Investment from China in overseas property markets is expected to grow by 20 percent annually on average through 2020, when it will stand at about $50 billion per year, as market-oriented reforms encourage companies to explore opportunities abroad.

The figure is comparable to what United States-based investors have put into overseas real estate markets over the past few years, according to Savills Plc, an international real estate adviser.

Chinese institutions invested close to $13.5 billion in overseas real estate markets last year, more than double the figure in 2012.
The top destinations for Chinese real estate investment from 2010 to 2013 were the United States, Australia, Singapore, Luxemburg and the United Kingdom.

Reforms in China are expected to trigger new waves of investment from China in the next decade, Savills said.

About $11.3 billion worth of confirmed transactions were booked in the first 11 months of this year.

About $2 billion of pending deals may emerge before the end of the year.

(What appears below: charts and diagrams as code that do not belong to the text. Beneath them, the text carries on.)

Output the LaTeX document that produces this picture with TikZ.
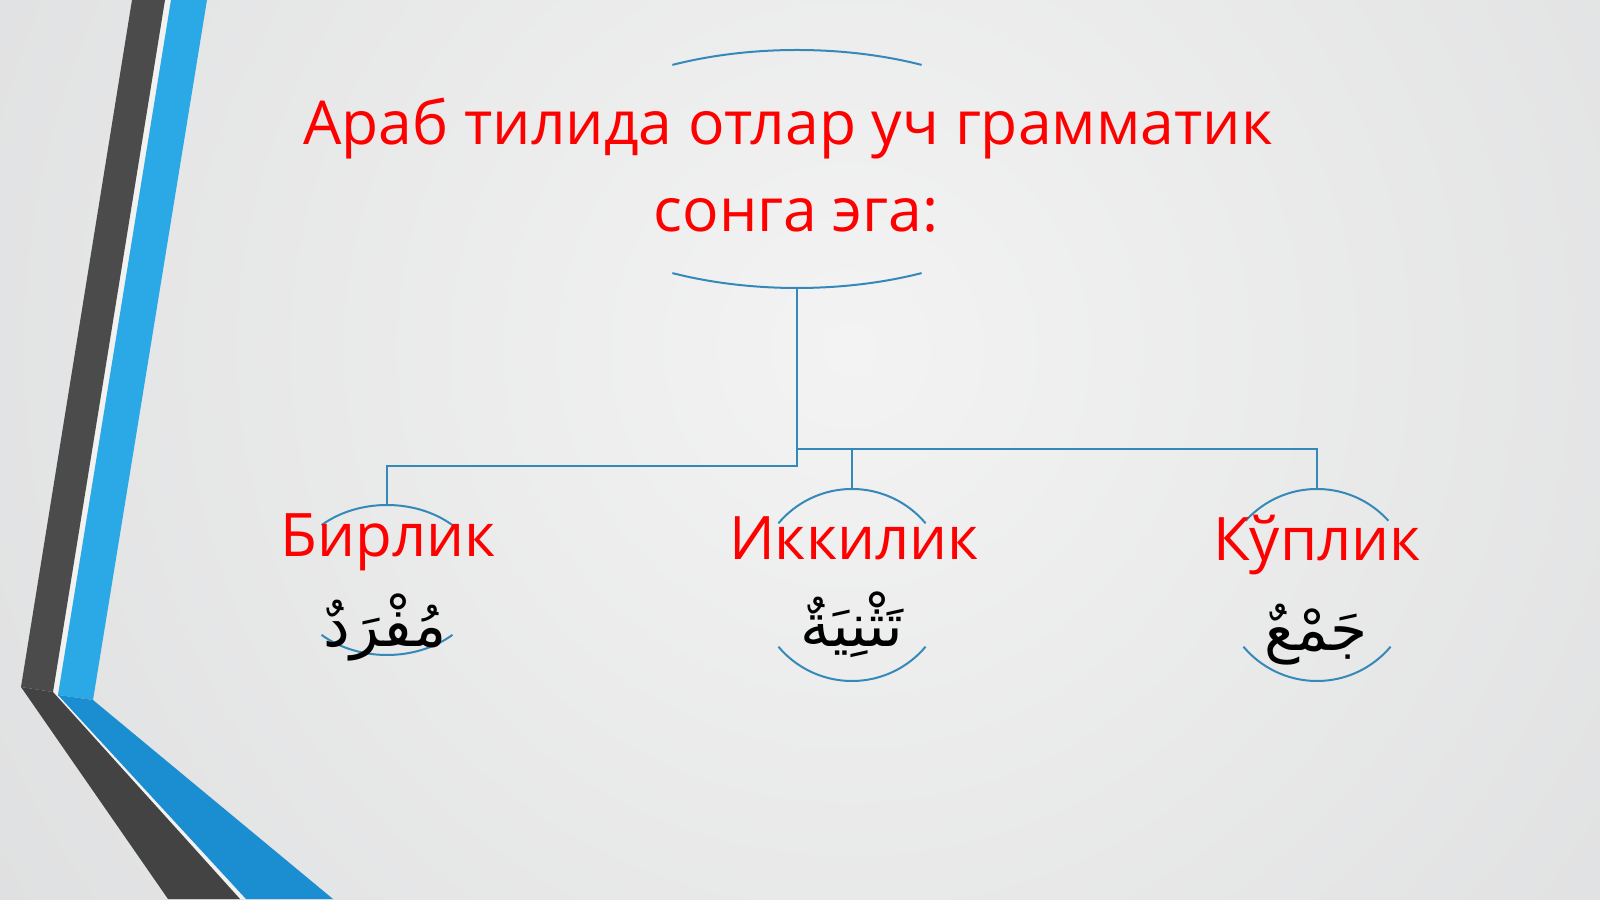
\documentclass[tikz,border=0pt]{standalone}
\usepackage{fontspec}
\setmainfont{Open Sans}
\newfontfamily\arabicfont[Script=Arabic]{DejaVu Sans}
\TeXXeTstate=1
\usetikzlibrary{shapes.geometric}
\definecolor{bgin}{HTML}{F3F3F3}
\definecolor{bgout}{HTML}{C4C6C8}
\definecolor{darkband}{HTML}{4B4B4B}
\definecolor{darkbandlow}{HTML}{434343}
\definecolor{blueband}{HTML}{2BA8E6}
\definecolor{bluebandlow}{HTML}{1A8ED0}
\definecolor{gapcol}{HTML}{F2F2F2}
\definecolor{linecol}{HTML}{3589B8}
\definecolor{titlered}{HTML}{FF0000}
\tikzset{
  conn/.style={draw=linecol, line width=1pt},
  arcline/.style={draw=linecol, line width=1pt},
  shapebox/.style={ellipse, inner sep=0pt, outer sep=0pt},
  titletext/.style={text=titlered, font=\fontsize{30.3}{36}\selectfont, anchor=base, inner sep=0pt},
  nodetext/.style={text=titlered, font=\fontsize{30}{36}\selectfont, anchor=base, inner sep=0pt},
  arabtext/.style={text=black, font=\arabicfont\fontsize{30}{36}\selectfont, anchor=base, inner sep=0pt}
}
\begin{document}
\begin{tikzpicture}[x=0.5pt, y=0.5pt]
\useasboundingbox (0,0) rectangle (1600,899);
% background
\begin{scope}
\clip (0,0) rectangle (1600,899);
\shade[inner color=bgin, outer color=bgout] (-1550,-1850) rectangle (3250,2950);
\end{scope}
% left decoration
\fill[gapcol] (165,899) -- (53,207) -- (240,0) -- (246,0) -- (58,204) -- (171,899) -- cycle;
\fill[darkband] (132,899) -- (21,212) -- (53,207) -- (165,899) -- cycle;
\fill[darkbandlow] (21,212) -- (168,0) -- (240,0) -- (53,207) -- cycle;
\fill[blueband] (171,899) -- (58,204) -- (93,199) -- (207,899) -- cycle;
\fill[bluebandlow] (58,204) -- (246,0) -- (333,0) -- (93,199) -- cycle;
% shapes (invisible outlines)
\node[shapebox, minimum width=257pt, minimum height=119pt] (tshape) at (797,730) {};
\node[shapebox, minimum width=96pt, minimum height=75pt] (bshape) at (387,319) {};
\node[shapebox, minimum width=96pt, minimum height=96pt] (ishape) at (852,314) {};
\node[shapebox, minimum width=96pt, minimum height=96pt] (kshape) at (1317,314) {};
% arcs
\draw[arcline] (tshape.center) ++(61:257 and 119) arc[start angle=61, end angle=119, x radius=257, y radius=119];
\draw[arcline] (tshape.center) ++(241:257 and 119) arc[start angle=241, end angle=299, x radius=257, y radius=119];
\draw[arcline] (bshape.center) ++(47:96 and 75) arc[start angle=47, end angle=133, x radius=96, y radius=75];
\draw[arcline] (bshape.center) ++(227:96 and 75) arc[start angle=227, end angle=313, x radius=96, y radius=75];
\draw[arcline] (ishape.center) ++(40:96) arc[start angle=40, end angle=140, radius=96];
\draw[arcline] (ishape.center) ++(220:96) arc[start angle=220, end angle=320, radius=96];
\draw[arcline] (kshape.center) ++(42:96) arc[start angle=42, end angle=138, radius=96];
\draw[arcline] (kshape.center) ++(220:96) arc[start angle=220, end angle=320, radius=96];
% connectors
\coordinate (jb) at (797,433);
\coordinate (jr) at (797,450);
\draw[conn] (tshape.south) -- (jb) -| (bshape.north);
\draw[conn] (jr) -| (kshape.north);
\draw[conn] (ishape.north |- jr) -- (ishape.north);
% texts
\node[titletext] (title1) at (788,754) {Араб тилида отлар уч грамматик};
\node[titletext] (title2) at (796,667) {сонга эга:};
\node[nodetext] (birlik) at (388,342) {Бирлик};
\node[nodetext] (ikkilik) at (854,339) {Иккилик};
\node[nodetext] (kuplik) at (1317,338) {Кўплик};
\node[arabtext] (mufrad) at (385,252) {\beginR مُفْرَدٌ\endR};
\node[arabtext] (tasniya) at (852,252) {\beginR تَثْنِيَةٌ\endR};
\node[arabtext] (jam) at (1316,248) {\beginR جَمْعٌ\endR};
\end{tikzpicture}
\end{document}
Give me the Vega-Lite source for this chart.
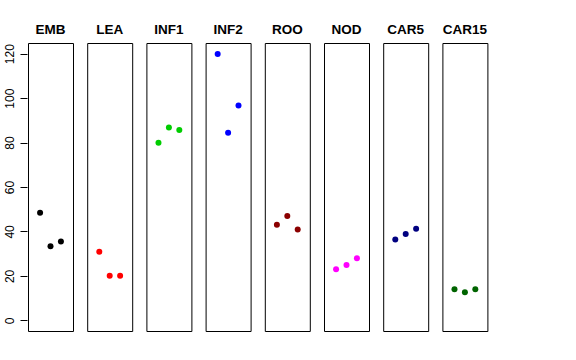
{
  "$schema": "https://vega.github.io/schema/vega-lite/v6.json",
  "padding": {"left": 3, "top": 22, "right": 5, "bottom": 5},
  "background": "white",
  "data": {"values": [
    {"tissue": "EMB", "rep": 1, "value": 48.4},
    {"tissue": "EMB", "rep": 2, "value": 33.3},
    {"tissue": "EMB", "rep": 3, "value": 35.5},
    {"tissue": "LEA", "rep": 1, "value": 30.9},
    {"tissue": "LEA", "rep": 2, "value": 20.1},
    {"tissue": "LEA", "rep": 3, "value": 20.1},
    {"tissue": "INF1", "rep": 1, "value": 79.9},
    {"tissue": "INF1", "rep": 2, "value": 86.8},
    {"tissue": "INF1", "rep": 3, "value": 85.6},
    {"tissue": "INF2", "rep": 1, "value": 119.9},
    {"tissue": "INF2", "rep": 2, "value": 84.4},
    {"tissue": "INF2", "rep": 3, "value": 96.7},
    {"tissue": "ROO", "rep": 1, "value": 43.0},
    {"tissue": "ROO", "rep": 2, "value": 46.9},
    {"tissue": "ROO", "rep": 3, "value": 40.9},
    {"tissue": "NOD", "rep": 1, "value": 23.0},
    {"tissue": "NOD", "rep": 2, "value": 24.9},
    {"tissue": "NOD", "rep": 3, "value": 27.9},
    {"tissue": "CAR5", "rep": 1, "value": 36.4},
    {"tissue": "CAR5", "rep": 2, "value": 38.8},
    {"tissue": "CAR5", "rep": 3, "value": 41.2},
    {"tissue": "CAR15", "rep": 1, "value": 14.0},
    {"tissue": "CAR15", "rep": 2, "value": 12.6},
    {"tissue": "CAR15", "rep": 3, "value": 14.0}
  ]},
  "facet": {
    "column": {
      "field": "tissue",
      "type": "nominal",
      "sort": ["EMB", "LEA", "INF1", "INF2", "ROO", "NOD", "CAR5", "CAR15"],
      "header": {
        "title": null,
        "labelFont": "Liberation Sans",
        "labelFontWeight": "bold",
        "labelFontSize": 13.5,
        "labelColor": "black",
        "labelPadding": 6
      }
    }
  },
  "spacing": 12.2,
  "spec": {
    "width": 45,
    "height": 288,
    "mark": {"type": "point", "filled": true, "opacity": 1, "size": 36},
    "encoding": {
      "x": {
        "field": "rep",
        "type": "quantitative",
        "scale": {"domain": [-0.16, 4.16], "nice": false, "zero": false},
        "axis": null
      },
      "y": {
        "field": "value",
        "type": "quantitative",
        "scale": {"domain": [-4.8, 124.8], "nice": false, "zero": false},
        "axis": {
          "title": null,
          "values": [0, 20, 40, 60, 80, 100, 120],
          "domain": false,
          "grid": false,
          "tickSize": 7,
          "tickColor": "black",
          "labelAngle": 270,
          "labelAlign": "center",
          "labelBaseline": "bottom",
          "labelPadding": 4,
          "labelFont": "Liberation Sans",
          "labelFontSize": 12,
          "labelColor": "black"
        }
      },
      "color": {
        "field": "tissue",
        "type": "nominal",
        "scale": {
          "domain": ["EMB", "LEA", "INF1", "INF2", "ROO", "NOD", "CAR5", "CAR15"],
          "range": ["#000000", "#FF0000", "#00CD00", "#0000FF", "#8B0000", "#FF00FF", "#000080", "#006400"]
        },
        "legend": null
      }
    }
  },
  "config": {
    "view": {"stroke": "black", "strokeWidth": 1}
  }
}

Chinese cross-border real estate investment is expected to surpass $30 billion this year, more than the total such investment in the past few years combined, said Han Changji of market research firm CI Consulting.

Chinese companies and investors stepped up their pace of overseas property investment this year and last year, Han said.

The top destinations for Chinese real estate investment from 2010 to 2013 were the United States, Australia, Singapore, Luxemburg and the United Kingdom.

As Chinese companies and investors become more confident, they tend to venture further from home.

Last year and this year, they turned primarily to the US, UK and Australia in search of higher-yielding assets.

As their confidence continues to grow, Chinese companies will develop more mature overseas teams and strategies with stronger ties with international counterparts.

They are likely to invest a larger share of their portfolio into overseas markets.

As overseas investment expertise and experience filters down into small and medium-sized developers, these businesses are also expected to explore opportunities in international markets, the report said.